In 2018, Britain has voted to leave the European Union, and we stand at a unique moment in history. But rather than seizing this opportunity to earnestly debate the meaning of democracy and self-determination at a time when the world is more knitted together than ever before, instead we obsess about personalities and repeat worn-out half-truths and talking points from the referendum campaign.
Rather than starting a serious discussion about the future of the nation state, the challenges it faces and how to preserving meaningful democracy as we move toward whatever comes next, instead we obsess over whether or not the new settlement will put money in our pockets or make us poorer in the short term. The short-term Politics of Me Me Me pervades everything, to the extent that we laugh at and dismiss people who dare to talk about higher ideals.
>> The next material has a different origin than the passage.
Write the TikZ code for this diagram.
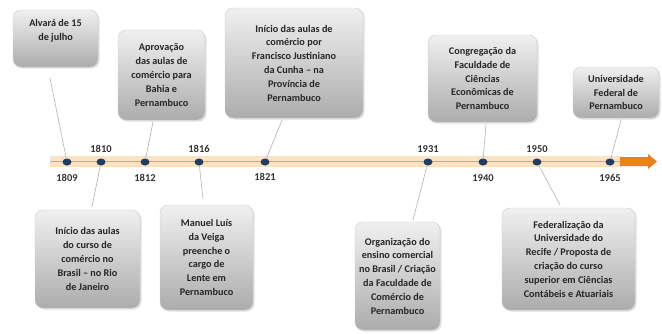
\documentclass[tikz,border=0pt]{standalone}
\usepackage{fontspec}
\setmainfont{Carlito}
\usetikzlibrary{shadows,shapes.geometric}
\definecolor{dotblue}{HTML}{1F3D5E}
\definecolor{lineorange}{HTML}{F0A050}
\definecolor{haloorange}{HTML}{FBE3C8}
\definecolor{arroworange}{HTML}{E8821E}
\tikzset{
  evbox/.style={rounded corners=8pt, top color=gray!12, bottom color=gray!65,
    draw=gray!40, line width=0.4pt, align=center, inner sep=2pt,
    font=\fontsize{10.2}{13.8}\selectfont\bfseries, text=black!85,
    drop shadow={shadow xshift=1.5pt, shadow yshift=-1.5pt, opacity=0.25}},
  evdot/.style={ellipse, fill=dotblue, minimum width=9pt, minimum height=7pt, inner sep=0pt},
  year/.style={font=\fontsize{10.5}{11}\selectfont\bfseries, text=black!80, inner sep=0pt},
  conn/.style={draw=gray!60, line width=0.6pt},
}
\begin{document}
\begin{tikzpicture}[x=1pt,y=-1pt]
\useasboundingbox (0,0) rectangle (662,333);
% timeline
\fill[haloorange] (50,156) rectangle (622,167);
\draw[lineorange, line width=1.2pt] (50,161.5) -- (622,161.5);
\fill[arroworange] (620,157) -- (648,157) -- (648,154) -- (657,161.5) -- (648,169) -- (648,166) -- (620,166) -- cycle;
% dots
\node[evdot] (d1809) at (67,162) {};
\node[evdot] (d1810) at (101,162) {};
\node[evdot] (d1812) at (145,162) {};
\node[evdot] (d1816) at (199,162) {};
\node[evdot] (d1821) at (265,162) {};
\node[evdot] (d1931) at (428,162) {};
\node[evdot] (d1940) at (483,162) {};
\node[evdot] (d1950) at (537,162) {};
\node[evdot] (d1965) at (610,162) {};
% years
\node[year] (y1809) at (67,178) {1809};
\node[year] (y1810) at (101,149) {1810};
\node[year] (y1812) at (145,178) {1812};
\node[year] (y1816) at (199,149) {1816};
\node[year] (y1821) at (265,177) {1821};
\node[year] (y1931) at (428,149) {1931};
\node[year] (y1940) at (483,178) {1940};
\node[year] (y1950) at (537,149) {1950};
\node[year] (y1965) at (610,178) {1965};
% boxes
\node[evbox, minimum width=85pt, minimum height=57pt] (b1) at (55.5,38.5) {Alvará de 15\\de julho\\[4pt]};
\node[evbox, minimum width=87pt, minimum height=90pt] (b2) at (161.5,75) {Aprovação\\das aulas de\\comércio para\\Bahia e\\Pernambuco};
\node[evbox, minimum width=138pt, minimum height=110pt] (b3) at (294,63) {Início das aulas de\\comércio por\\Francisco Justiniano\\da Cunha – na\\Província de\\Pernambuco};
\node[evbox, minimum width=109pt, minimum height=87pt] (b4) at (482.5,78.5) {Congregação da\\Faculdade de\\Ciências\\Econômicas de\\Pernambuco};
\node[evbox, minimum width=86pt, minimum height=51pt] (b5) at (616,92.5) {Universidade\\Federal de\\Pernambuco};
\node[evbox, minimum width=105pt, minimum height=98pt] (b6) at (87.5,259) {Início das aulas\\do curso de\\comércio no\\Brasil – no Rio\\de Janeiro};
\node[evbox, minimum width=93pt, minimum height=105pt] (b7) at (206.5,257.5) {Manuel Luís\\da Veiga\\preenche o\\cargo de\\Lente em\\Pernambuco};
\node[evbox, minimum width=85pt, minimum height=108pt] (b8) at (397.5,276) {Organização do\\ensino comercial\\no Brasil / Criação\\da Faculdade de\\Comércio de\\Pernambuco};
\node[evbox, minimum width=133pt, minimum height=102pt] (b9) at (568.5,259) {Federalização da\\Universidade do\\Recife / Proposta de\\criação do curso\\superior em Ciências\\Contábeis e Atuariais};
% connectors
\coordinate (c1) at (50,78);
\coordinate (c2) at (153,122);
\coordinate (c3) at (282,120);
\coordinate (c4) at (486,124);
\coordinate (c5) at (621,120);
\coordinate (c6) at (92,207);
\coordinate (c7) at (203,199);
\coordinate (c8) at (413,220);
\coordinate (c9) at (560,205);
\draw[conn] (c1) -- (d1809);
\draw[conn] (c2) -- (d1812);
\draw[conn] (c3) -- (d1821);
\draw[conn] (c4) -- (d1940);
\draw[conn] (c5) -- (d1965);
\draw[conn] (d1810) -- (c6);
\draw[conn] (d1816) -- (c7);
\draw[conn] (d1931) -- (c8);
\draw[conn] (d1950) -- (c9);
\end{tikzpicture}
\end{document}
But this is about so much more than just Brexit; you can agree or disagree with the wisdom of leaving the European Union. This is about the energy, ambition and vitality being sucked out of our politics and gradually replaced over the years with a greedy, grasping self regard. It’s about having no higher purpose (or common purpose) than the fleeting pursuit of pleasure.
That’s why the Falcon Heavy launch, the work of SpaceX and the ambition of Elon Musk struck such a chord this week. The launch of this rocket creates a link to past accomplishments in human spaceflight and reminds us of a time when we set our sights on higher things, when we sought out rather than shunned the difficult challenges, despite the technological deficits we faced. And having witnessed nothing but retrenchment and lowered expectations from government in the intervening years, it fell to a private company and its own commercial ambitions to provide us with that sense of wonder and possibility that we no longer seem able to channel through government or civil society.
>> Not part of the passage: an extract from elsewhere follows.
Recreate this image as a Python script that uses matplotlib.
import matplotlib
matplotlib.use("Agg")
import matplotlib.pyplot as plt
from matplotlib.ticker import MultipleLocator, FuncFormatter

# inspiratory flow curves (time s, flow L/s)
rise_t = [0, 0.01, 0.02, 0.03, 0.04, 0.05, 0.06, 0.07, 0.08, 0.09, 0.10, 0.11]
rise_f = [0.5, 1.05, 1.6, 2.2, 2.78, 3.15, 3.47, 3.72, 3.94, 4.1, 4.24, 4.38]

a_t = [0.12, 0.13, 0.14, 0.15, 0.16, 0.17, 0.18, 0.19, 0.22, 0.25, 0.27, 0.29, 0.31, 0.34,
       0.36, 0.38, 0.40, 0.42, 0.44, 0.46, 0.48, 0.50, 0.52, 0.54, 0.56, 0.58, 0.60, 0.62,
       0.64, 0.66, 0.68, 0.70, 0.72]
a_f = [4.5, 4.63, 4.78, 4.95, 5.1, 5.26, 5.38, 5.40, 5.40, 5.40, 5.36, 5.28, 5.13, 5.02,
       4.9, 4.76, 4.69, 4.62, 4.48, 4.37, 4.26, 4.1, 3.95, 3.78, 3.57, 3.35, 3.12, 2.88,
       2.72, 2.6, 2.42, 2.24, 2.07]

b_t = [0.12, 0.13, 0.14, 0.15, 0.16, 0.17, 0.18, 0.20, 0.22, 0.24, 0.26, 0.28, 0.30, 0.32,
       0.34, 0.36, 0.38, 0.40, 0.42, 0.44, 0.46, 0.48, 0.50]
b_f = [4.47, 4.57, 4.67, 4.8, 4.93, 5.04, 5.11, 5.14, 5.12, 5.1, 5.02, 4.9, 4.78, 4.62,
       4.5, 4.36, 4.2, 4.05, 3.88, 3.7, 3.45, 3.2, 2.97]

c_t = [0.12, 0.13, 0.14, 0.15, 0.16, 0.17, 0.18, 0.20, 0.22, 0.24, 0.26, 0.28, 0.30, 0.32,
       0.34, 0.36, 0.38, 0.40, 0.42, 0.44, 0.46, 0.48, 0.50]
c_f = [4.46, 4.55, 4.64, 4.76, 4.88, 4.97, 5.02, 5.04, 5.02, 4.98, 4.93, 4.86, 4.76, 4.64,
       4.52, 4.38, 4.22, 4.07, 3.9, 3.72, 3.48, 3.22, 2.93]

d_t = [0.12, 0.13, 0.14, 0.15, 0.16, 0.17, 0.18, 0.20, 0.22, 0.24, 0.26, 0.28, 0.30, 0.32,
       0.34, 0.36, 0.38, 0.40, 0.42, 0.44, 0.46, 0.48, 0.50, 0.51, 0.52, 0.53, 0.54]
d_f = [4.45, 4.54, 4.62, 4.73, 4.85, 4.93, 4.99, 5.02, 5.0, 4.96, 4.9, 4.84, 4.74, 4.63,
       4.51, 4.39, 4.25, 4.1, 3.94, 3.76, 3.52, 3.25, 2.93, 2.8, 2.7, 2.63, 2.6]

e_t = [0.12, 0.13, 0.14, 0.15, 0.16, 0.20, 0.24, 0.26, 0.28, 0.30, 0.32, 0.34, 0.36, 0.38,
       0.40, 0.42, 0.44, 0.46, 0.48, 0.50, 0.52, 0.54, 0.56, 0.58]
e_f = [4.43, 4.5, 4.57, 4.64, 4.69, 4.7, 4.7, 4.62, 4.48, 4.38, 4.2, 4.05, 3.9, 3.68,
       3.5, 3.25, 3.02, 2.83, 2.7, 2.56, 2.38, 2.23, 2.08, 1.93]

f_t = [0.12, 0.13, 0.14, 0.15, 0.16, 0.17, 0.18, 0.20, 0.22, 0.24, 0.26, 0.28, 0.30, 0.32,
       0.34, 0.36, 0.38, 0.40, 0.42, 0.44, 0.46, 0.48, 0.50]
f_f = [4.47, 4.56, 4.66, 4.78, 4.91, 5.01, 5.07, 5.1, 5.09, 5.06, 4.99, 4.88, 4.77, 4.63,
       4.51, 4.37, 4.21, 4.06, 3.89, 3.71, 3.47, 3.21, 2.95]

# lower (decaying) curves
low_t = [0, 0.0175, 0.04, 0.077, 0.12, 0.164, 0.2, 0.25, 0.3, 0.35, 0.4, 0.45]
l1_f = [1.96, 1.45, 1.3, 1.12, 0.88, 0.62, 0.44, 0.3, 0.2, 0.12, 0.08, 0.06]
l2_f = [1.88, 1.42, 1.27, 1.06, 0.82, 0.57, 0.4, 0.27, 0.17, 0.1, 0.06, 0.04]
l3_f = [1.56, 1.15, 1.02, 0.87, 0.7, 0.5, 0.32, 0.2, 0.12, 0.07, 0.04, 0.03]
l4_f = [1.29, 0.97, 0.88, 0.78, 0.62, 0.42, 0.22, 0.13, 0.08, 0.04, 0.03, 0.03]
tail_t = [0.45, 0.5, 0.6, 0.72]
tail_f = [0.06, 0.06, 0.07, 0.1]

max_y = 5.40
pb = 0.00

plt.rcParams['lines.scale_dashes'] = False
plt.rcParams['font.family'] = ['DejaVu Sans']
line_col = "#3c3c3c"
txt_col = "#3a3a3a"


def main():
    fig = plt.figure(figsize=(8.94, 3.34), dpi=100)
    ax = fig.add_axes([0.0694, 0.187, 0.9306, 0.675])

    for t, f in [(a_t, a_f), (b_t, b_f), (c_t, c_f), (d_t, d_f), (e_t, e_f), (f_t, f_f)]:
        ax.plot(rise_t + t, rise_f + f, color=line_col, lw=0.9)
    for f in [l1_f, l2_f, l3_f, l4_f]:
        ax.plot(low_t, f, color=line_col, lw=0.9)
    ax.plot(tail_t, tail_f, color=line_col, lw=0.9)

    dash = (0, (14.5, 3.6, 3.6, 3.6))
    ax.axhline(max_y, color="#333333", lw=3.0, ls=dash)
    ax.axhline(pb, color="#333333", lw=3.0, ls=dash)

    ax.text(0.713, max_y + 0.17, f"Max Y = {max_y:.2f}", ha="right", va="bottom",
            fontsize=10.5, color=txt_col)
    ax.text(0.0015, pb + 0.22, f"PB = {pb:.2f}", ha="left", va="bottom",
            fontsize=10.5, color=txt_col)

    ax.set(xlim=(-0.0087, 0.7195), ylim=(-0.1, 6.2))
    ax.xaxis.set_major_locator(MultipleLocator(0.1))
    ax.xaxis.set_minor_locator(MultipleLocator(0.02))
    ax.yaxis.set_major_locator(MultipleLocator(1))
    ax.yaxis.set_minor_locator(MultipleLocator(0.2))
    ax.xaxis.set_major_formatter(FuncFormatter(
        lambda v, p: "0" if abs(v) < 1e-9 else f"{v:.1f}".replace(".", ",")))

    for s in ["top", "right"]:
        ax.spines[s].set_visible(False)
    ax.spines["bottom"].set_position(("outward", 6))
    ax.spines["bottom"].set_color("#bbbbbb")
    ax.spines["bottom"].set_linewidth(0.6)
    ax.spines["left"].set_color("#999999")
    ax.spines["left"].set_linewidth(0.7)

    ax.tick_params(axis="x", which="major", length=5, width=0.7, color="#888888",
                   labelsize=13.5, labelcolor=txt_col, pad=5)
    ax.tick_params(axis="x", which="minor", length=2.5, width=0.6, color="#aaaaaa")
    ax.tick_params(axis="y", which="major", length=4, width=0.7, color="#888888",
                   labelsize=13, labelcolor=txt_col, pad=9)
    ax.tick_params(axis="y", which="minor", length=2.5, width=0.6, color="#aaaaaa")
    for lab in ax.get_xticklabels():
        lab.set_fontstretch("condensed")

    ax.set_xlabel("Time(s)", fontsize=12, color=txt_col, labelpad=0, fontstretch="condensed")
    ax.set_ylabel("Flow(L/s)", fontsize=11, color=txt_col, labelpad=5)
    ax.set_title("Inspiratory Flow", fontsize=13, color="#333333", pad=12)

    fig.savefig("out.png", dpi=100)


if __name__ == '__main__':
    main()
I look at the historic footage of the Apollo landings, magnificent accomplishments which took place decades before I was born, and ache to live in a time when we as a society cared about something more than our bank balances and social status; when we aspired to goals greater and more noble than mere “tolerance” and “equality” among atomised, self-interested individuals.
Each one of us has in our pocket a computing device more powerful than that which sent Neil Armstrong, Buzz Aldrin and Michael Collins, those brave pioneers, to the moon. What are we doing with the near-limitless intellectual resources at our disposal? With the kind of wealth and purchasing power that only aristocrats and industrialists enjoyed a century ago? And yet with all these advantages at our disposal, for what accomplishments will we be remembered fifty years hence?
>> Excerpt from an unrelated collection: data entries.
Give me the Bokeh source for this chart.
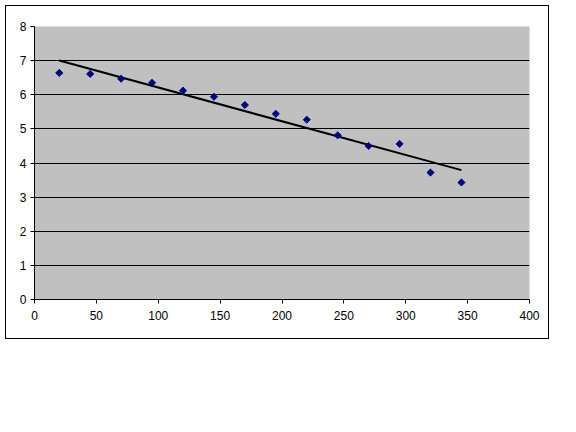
import numpy as np
from bokeh.plotting import figure
from bokeh.models import Range1d, FixedTicker
from bokeh.embed import file_html
from bokeh.resources import INLINE

x_vals = [20, 45, 70, 95, 120, 145, 170, 195, 220, 245, 270, 295, 320, 345]
y_vals = [6.64, 6.61, 6.47, 6.35, 6.12, 5.94, 5.70, 5.44, 5.27, 4.81, 4.50, 4.56, 3.72, 3.43]
x_ticks = [0, 50, 100, 150, 200, 250, 300, 350, 400]
y_ticks = [0, 1, 2, 3, 4, 5, 6, 7, 8]

p = figure(width=544, height=334, output_backend="svg", toolbar_location=None,
           x_range=Range1d(0, 400), y_range=Range1d(0, 8),
           min_border_left=28, min_border_top=20, min_border_right=21, min_border_bottom=41,
           margin=(5, 0, 0, 5))
p.styles = {"border": "1px solid black"}
p.background_fill_color = "#C0C0C0"
p.border_fill_color = "white"
p.outline_line_color = None

# trend line (least-squares fit of the data)
m, b = np.polyfit(x_vals, y_vals, 1)
tx = [min(x_vals), max(x_vals)]
p.line(tx, [m * t + b for t in tx], line_color="black", line_width=2)

p.scatter(x_vals, y_vals, marker="square", angle=np.pi / 4, size=5,
          fill_color="#000080", line_color="#000080")

for ax, ticks in ((p.xaxis, x_ticks), (p.yaxis, y_ticks)):
    ax.ticker = FixedTicker(ticks=ticks)
    ax.axis_line_color = "black"
    ax.major_tick_line_color = "black"
    ax.major_tick_out = 4
    ax.major_tick_in = 0
    ax.minor_tick_line_color = None
    ax.major_label_text_font = "Liberation Sans"
    ax.major_label_text_font_size = "12px"
    ax.major_label_text_color = "black"
p.xaxis.major_label_standoff = 7
p.yaxis.major_label_standoff = 4

p.xgrid.visible = False
p.ygrid.ticker = FixedTicker(ticks=[1, 2, 3, 4, 5, 6, 7])
p.ygrid.grid_line_color = "black"
p.ygrid.grid_line_width = 1

open("out.html", "w").write(file_html(p, INLINE))
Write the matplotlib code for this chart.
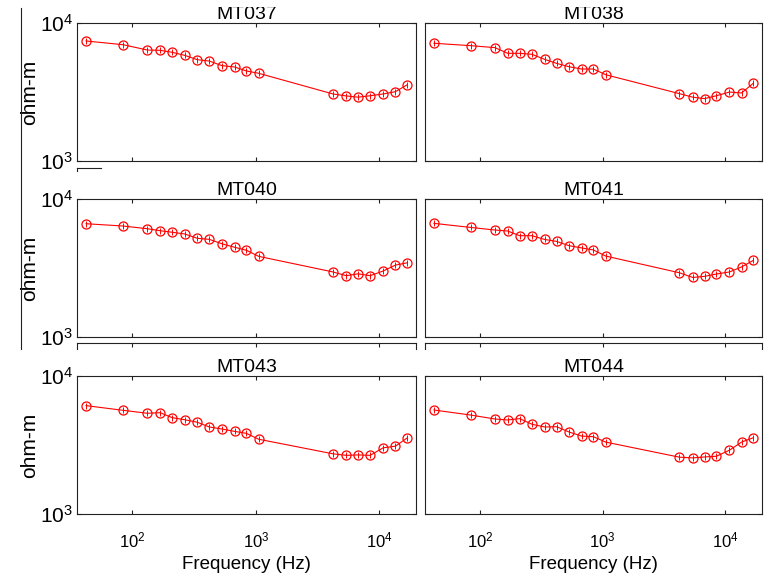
import matplotlib
matplotlib.use('Agg')
import matplotlib.pyplot as plt
from matplotlib.lines import Line2D
from matplotlib.patches import Rectangle
from matplotlib.ticker import FixedLocator, FixedFormatter, NullLocator

plt.rcParams['font.family'] = ['Liberation Sans', 'DejaVu Sans']
plt.rcParams['mathtext.fontset'] = 'custom'
plt.rcParams['mathtext.rm'] = 'Liberation Sans'
plt.rcParams['mathtext.it'] = 'Liberation Sans:italic'
plt.rcParams['mathtext.bf'] = 'Liberation Sans:bold'

# ---------------- data ----------------
freq = [42, 84, 132, 168, 210, 265, 336, 420, 530, 672, 840, 1056,
        4224, 5420, 6760, 8448, 10800, 13560, 16900]

stations = ['MT037', 'MT038', 'MT040', 'MT041', 'MT043', 'MT044']

rho_MT037 = [7410, 6960, 6370, 6340, 6130, 5830, 5420, 5300, 4910, 4800, 4490, 4320,
             3060, 2960, 2900, 2970, 3060, 3180, 3570]
rho_MT038 = [7130, 6850, 6630, 6030, 6030, 5930, 5450, 5100, 4820, 4640, 4640, 4220,
             3075, 2900, 2830, 2970, 3160, 3110, 3660]
rho_MT040 = [6620, 6370, 6090, 5890, 5740, 5580, 5190, 5100, 4740, 4470, 4250, 3840,
             2960, 2780, 2870, 2780, 3010, 3320, 3450]
rho_MT041 = [6660, 6220, 5960, 5860, 5420, 5420, 5090, 4930, 4590, 4420, 4270, 3860,
             2920, 2700, 2750, 2860, 2960, 3220, 3590]
rho_MT043 = [6100, 5640, 5370, 5420, 4990, 4820, 4620, 4270, 4130, 3970, 3840, 3480,
             2730, 2660, 2680, 2660, 3020, 3100, 3560]
rho_MT044 = [5670, 5210, 4880, 4800, 4910, 4470, 4270, 4290, 3930, 3670, 3630, 3320,
             2580, 2550, 2590, 2620, 2900, 3320, 3570]

rho_all = [rho_MT037, rho_MT038, rho_MT040, rho_MT041, rho_MT043, rho_MT044]

x_ticks = [1e2, 1e3, 1e4]
x_tick_labels = [r'$10^{2}$', r'$10^{3}$', r'$10^{4}$']
y_ticks = [1e3, 1e4]
y_tick_labels = [r'$10^{3}$', r'$10^{4}$']
x_limits = (35.5, 19900)
y_limits = (1e3, 1e4)
y_label = 'ohm-m'
x_label = 'Frequency (Hz)'

# ---------------- layout ----------------
W, H = 769, 578
fig = plt.figure(figsize=(W / 100, H / 100), dpi=100)


def px_rect(x0, y0, x1, y1):
    return [x0 / W, 1 - y1 / H, (x1 - x0) / W, (y1 - y0) / H]


col_x = [(77, 416), (425, 762)]
row_y = [(23, 161), (199, 337), (376, 514)]


def style_log_axes(ax):
    ax.set_xscale('log')
    ax.set_yscale('log')
    ax.set_xlim(*x_limits)
    ax.set_ylim(*y_limits)
    ax.xaxis.set_major_locator(FixedLocator(x_ticks))
    ax.xaxis.set_minor_locator(NullLocator())
    ax.yaxis.set_major_locator(FixedLocator(y_ticks))
    ax.yaxis.set_minor_locator(NullLocator())
    for sp in ax.spines.values():
        sp.set_linewidth(0.8)
        sp.set_color('#222222')


for i, (name, rho) in enumerate(zip(stations, rho_all)):
    r, c = divmod(i, 2)
    x0, x1 = col_x[c]
    y0, y1 = row_y[r]
    ax = fig.add_axes(px_rect(x0, y0, x1, y1))
    style_log_axes(ax)
    ax.plot(freq, rho, color='red', lw=0.8, marker='o', ms=6.5,
            mfc='none', mec='red', mew=0.9)
    ax.plot(freq, rho, ls='none', marker='|', ms=4, mec='red', mew=0.7)
    ax.tick_params(axis='both', which='major', direction='in', length=3,
                   width=0.8, top=True, right=True, color='#222222')
    ax.tick_params(axis='x', labelsize=12, pad=12)
    ax.tick_params(axis='y', labelsize=15, pad=3)
    if r == 2:
        ax.xaxis.set_major_formatter(FixedFormatter(x_tick_labels))
        ax.set_xlabel(x_label, fontsize=13.5, labelpad=4)
    else:
        ax.xaxis.set_major_formatter(FixedFormatter(['', '', '']))
    if c == 0:
        ax.yaxis.set_major_formatter(FixedFormatter(y_tick_labels))
        ax.set_ylabel(y_label, fontsize=15)
        ax.yaxis.set_label_coords((39 - x0) / (x1 - x0), 0.5)
    else:
        ax.yaxis.set_major_formatter(FixedFormatter(['', '']))
    ax.set_title(name, fontsize=14, pad=3)

# partial frames peeking out below the middle row
for (x0, x1) in col_x:
    fa = fig.add_axes(px_rect(x0, 343, x1, 349))
    fa.set_xscale('log')
    fa.set_xlim(*x_limits)
    fa.patch.set_alpha(0)
    fa.spines['bottom'].set_visible(False)
    for s in ['top', 'left', 'right']:
        fa.spines[s].set_linewidth(0.8)
        fa.spines[s].set_color('#222222')
    fa.xaxis.set_major_locator(FixedLocator(x_ticks))
    fa.xaxis.set_minor_locator(NullLocator())
    fa.set_yticks([])
    fa.tick_params(axis='x', direction='in', length=3, width=0.8, top=True,
                   bottom=False, labelbottom=False, color='#222222')

# stray figure lines
def fline(xs, ys, **kw):
    fig.add_artist(Line2D([x / W for x in xs], [1 - y / H for y in ys],
                          transform=fig.transFigure, color='#222222', lw=0.8, **kw))

fline([20.5, 20.5], [8, 349])
fline([77, 101], [167.5, 167.5])
fline([77, 77], [167.5, 171])

# top edge crops the upper titles slightly
fig.add_artist(Rectangle((150 / W, 1 - 7 / H), 600 / W, 7 / H,
                         transform=fig.transFigure, facecolor='white',
                         edgecolor='none', zorder=10))

fig.savefig('out.png', dpi=100)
We are better than the current depleted state of our national ambition suggests. I don’t know how we rediscover or rekindle the spark, but we urgently need to do so. Western society is drifting, as evidenced by the furious obsession with social justice and identity politics in an age of unrivalled riches and opportunity, by our failure to stand up for small-L liberal Western or Enlightenment values at a time when they are under attack on all fronts, and by the shrinking of our political debate into a question of what the government ought to do for us rather than what we can do for our countries, and for the world.
On January 27 1967, three brave American astronauts died during a routine test of their space capsule. They gave their lives for a higher ideal and paved the way for us to later set foot on the moon. As a society, as a species, we need to once again be worthy of their sacrifice, and the bravery of those who followed in their footsteps. Otherwise what the hell are we all doing?